Numerical Methods for Porous Media and Shallow Water Flows & An Algebra of Singular Semiclassical Pseudodifferential Operators

Numerical Methods for Hyperbolic Systems. This work considers the Baer-Nunziato model for two-phase flows in porous media with discontinuous porosity. Numerical discretizations may fail to correctly capture the jump conditions across the so-called compaction wave, and yield incorrect solutions. This work formulates the system using the Riemann Invariants across the porosity jump, and proposes a hybrid algorithm that uses the Riemann Invariants formulation across the compaction wave, and the conservative formulation away from the compaction wave. The hybrid scheme is described and numerical results are presented.;The shallow water equations for flows in channels with arbitrary cross-section are also considered. The system forms a hyperbolic set of balance laws.
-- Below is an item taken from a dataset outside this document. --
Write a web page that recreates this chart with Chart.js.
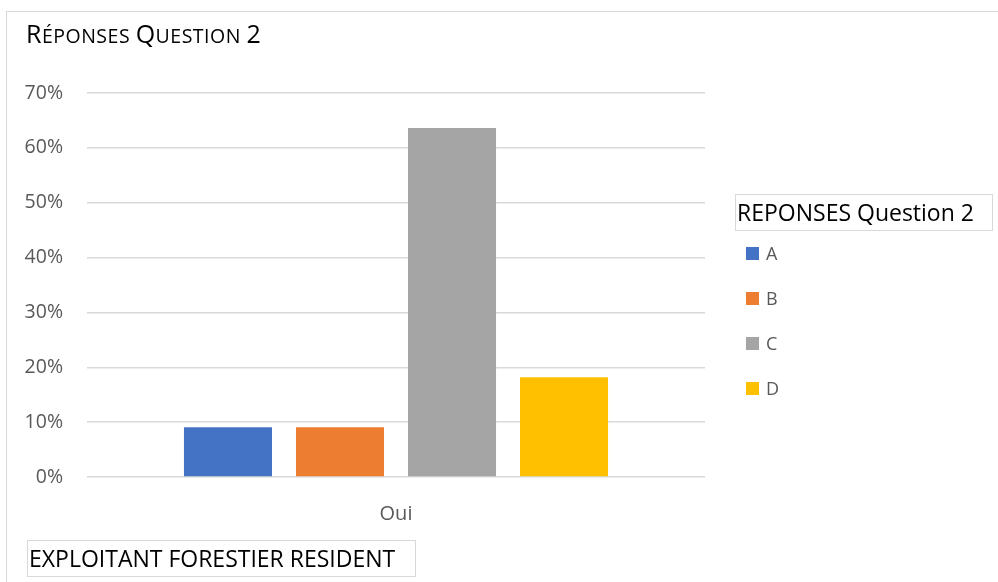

Exact steady-state solutions are available and are controlled by the relation between the bottom topography and the channel geometry. In this work a Roe-type upwind scheme for the system is developed. Considerations of conservation, near steady-state accuracy, velocity regularization and positivity near dry states are discussed. Numerical solutions are presented.;Semiclassical Analysis. This work is also concerned with the quantization of compact symplectic manifolds with boundary, contained in cotangent bundles. The boundary is always foliated by curves tangent to the kernel of the pull-back of the symplectic form. Assuming the fibrating-and-Bohr-Sommerfeld conditions, an algebra of semiclassical pseudodifferential operators with singular symbols that are naturally associated to the symplectic manifold is constructed. A symbolic calculus is developed, where elements in the algebra have principal symbols on the diagonal and on the flow-out given by the fibers of the foliation, with a singularity on the intersection. The singular principal symbols on the flow-out are identified with families of classical pseudodifferential operators acting on smooth half-densities on the fibers. It is shown that the algebra admits projectors under mild conditions, a generalized Szego limit theorem is proved, and some corresponding singular propagators are studied. The action of the present singular propagators on coherent states is studied numerically, and it is observed that the center of the coherent states may split into more than one when it approaches to the boundary.